Here’s the deal: the founding fathers of this country “entertained no hopes of suppressing factions and educating a united or homogenous citizenry. Instead, they constructed an elaborate machinery to contain factions in a way that they would cancel one another and allow for the pursuit of the common good.” Putting it even more starkly, a contemporary of Abraham Lincoln declared, it was his ability “to use the frailties of others against each other for the common good, that make him stand out alone not only in this age, but in any other in history.”⁠ By the late 1980s, Allan Bloom could comment, “All of our reforms have helped strip the teeth of our gears, which can therefore no longer mesh. They spin idly, side by side, unable to set the social machine in motion.”
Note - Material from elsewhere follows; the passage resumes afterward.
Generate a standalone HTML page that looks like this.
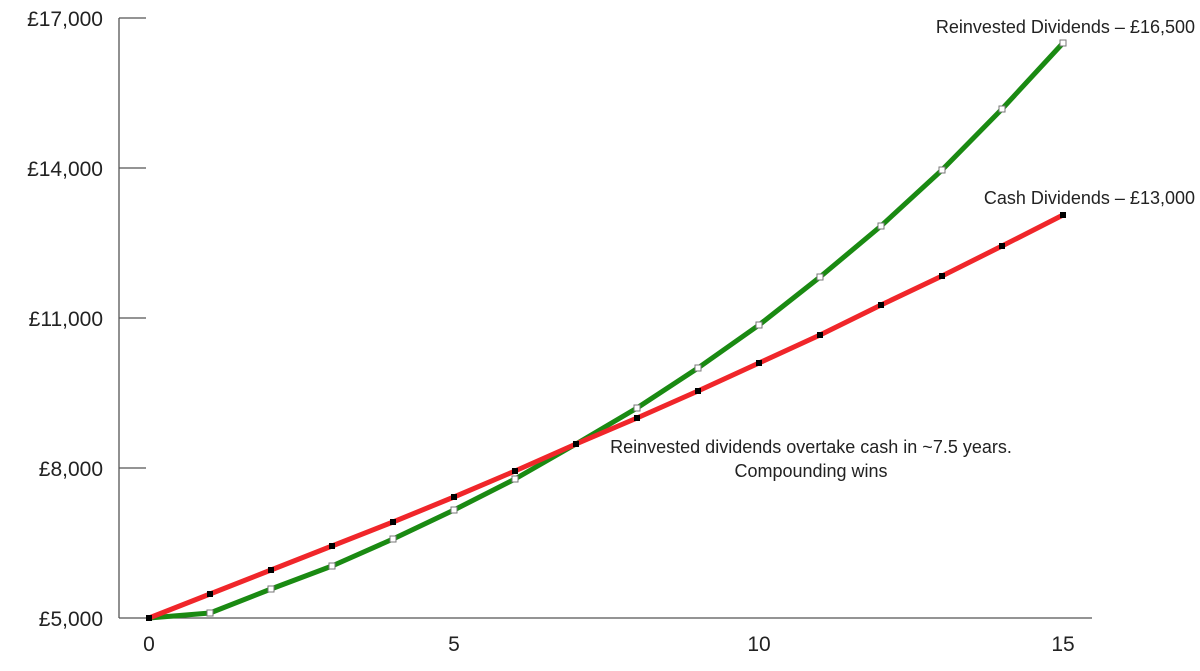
<!DOCTYPE html>
<html><head><meta charset="utf-8"><style>
html,body{margin:0;padding:0;background:#fff;}
svg{display:block;font-family:"Liberation Sans",sans-serif;}
</style></head><body>
<svg width="1200" height="671" viewBox="0 0 1200 671">
<g stroke="#555" stroke-width="1.3" fill="none">
<line x1="119" y1="18" x2="119" y2="618"/>
<line x1="119" y1="618" x2="1092" y2="618"/>
<line x1="119" y1="18" x2="146" y2="18"/>
<line x1="119" y1="168" x2="146" y2="168"/>
<line x1="119" y1="318" x2="146" y2="318"/>
<line x1="119" y1="468" x2="146" y2="468"/>
</g>
<g font-size="21" fill="#222" text-anchor="end">
<text x="103" y="26">£17,000</text>
<text x="103" y="176">£14,000</text>
<text x="103" y="326">£11,000</text>
<text x="103" y="476">£8,000</text>
<text x="103" y="626">£5,000</text>
</g>
<g font-size="21" fill="#222" text-anchor="middle">
<text x="149" y="651">0</text>
<text x="454" y="651">5</text>
<text x="759" y="651">10</text>
<text x="1063" y="651">15</text>
</g>
<polyline fill="none" stroke="#1a8a12" stroke-width="5" stroke-linejoin="round" points="149,618 210,613 271,589 332,566 393,539 454,510 515,479 576,444 637,408 698,368 759,325 820,277 881,226 942,170 1002,109 1063,43"/>
<polyline fill="none" stroke="#f0262a" stroke-width="5" stroke-linejoin="round" points="149,618 210,594 271,570 332,546 393,522 454,497 515,471 576,444 637,418 698,391 759,363 820,335 881,305 942,276 1002,246 1063,215"/>
<g fill="#fff" stroke="#777" stroke-width="1">
<rect x="207" y="610" width="6" height="6"/><rect x="268" y="586" width="6" height="6"/><rect x="329" y="563" width="6" height="6"/><rect x="390" y="536" width="6" height="6"/><rect x="451" y="507" width="6" height="6"/><rect x="512" y="476" width="6" height="6"/><rect x="634" y="405" width="6" height="6"/><rect x="695" y="365" width="6" height="6"/><rect x="756" y="322" width="6" height="6"/><rect x="817" y="274" width="6" height="6"/><rect x="878" y="223" width="6" height="6"/><rect x="939" y="167" width="6" height="6"/><rect x="999" y="106" width="6" height="6"/><rect x="1060" y="40" width="6" height="6"/>
</g>
<g fill="#000">
<rect x="146" y="615" width="6" height="6"/><rect x="207" y="591" width="6" height="6"/><rect x="268" y="567" width="6" height="6"/><rect x="329" y="543" width="6" height="6"/><rect x="390" y="519" width="6" height="6"/><rect x="451" y="494" width="6" height="6"/><rect x="512" y="468" width="6" height="6"/><rect x="573" y="441" width="6" height="6"/><rect x="634" y="415" width="6" height="6"/><rect x="695" y="388" width="6" height="6"/><rect x="756" y="360" width="6" height="6"/><rect x="817" y="332" width="6" height="6"/><rect x="878" y="302" width="6" height="6"/><rect x="939" y="273" width="6" height="6"/><rect x="999" y="243" width="6" height="6"/><rect x="1060" y="212" width="6" height="6"/>
</g>
<g font-size="18" fill="#222">
<text x="1195" y="33" text-anchor="end">Reinvested Dividends – £16,500</text>
<text x="1195" y="204" text-anchor="end">Cash Dividends – £13,000</text>
<text x="811" y="453" text-anchor="middle">Reinvested dividends overtake cash in ~7.5 years.</text>
<text x="811" y="477" text-anchor="middle">Compounding wins</text>
</g>
</svg>
</body></html>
There was a great decoupling between the parts of our world and their functions. We crippled our collective understanding on every level by rewiring things without ever updating the user’s manual. One could go into the root causes of this for volumes, but a lot of it has to do with our belief that the solution is always “sciencing the shit” out of things.


While this book is trying to diagnose the problem more than fix it, my conclusion suggests surveying the pieces, deciding what everything does and whether or not to throw it out or install it in its proper place.

*Note*: This is all very creepy, because I was going to point out next how modern medicine is miraculous in the areas more amenable to human control, but that it probably wouldn’t be able to make a massive difference with something like the 1918 flu, and that modern achievements can actually drive superbugs. I had noticed people seemed to be using tech/medical advances to offset any pandemic concerns when it came to visions of frictionless, hyper-efficient globalization. This seemed weird to me - I expected to see something like this in my lifetime, and the ineradicable risk of pandemics seemed like one reason for valuing a certain level of self-sufficiency and sovereignty over maximal efficiency and lack of friction.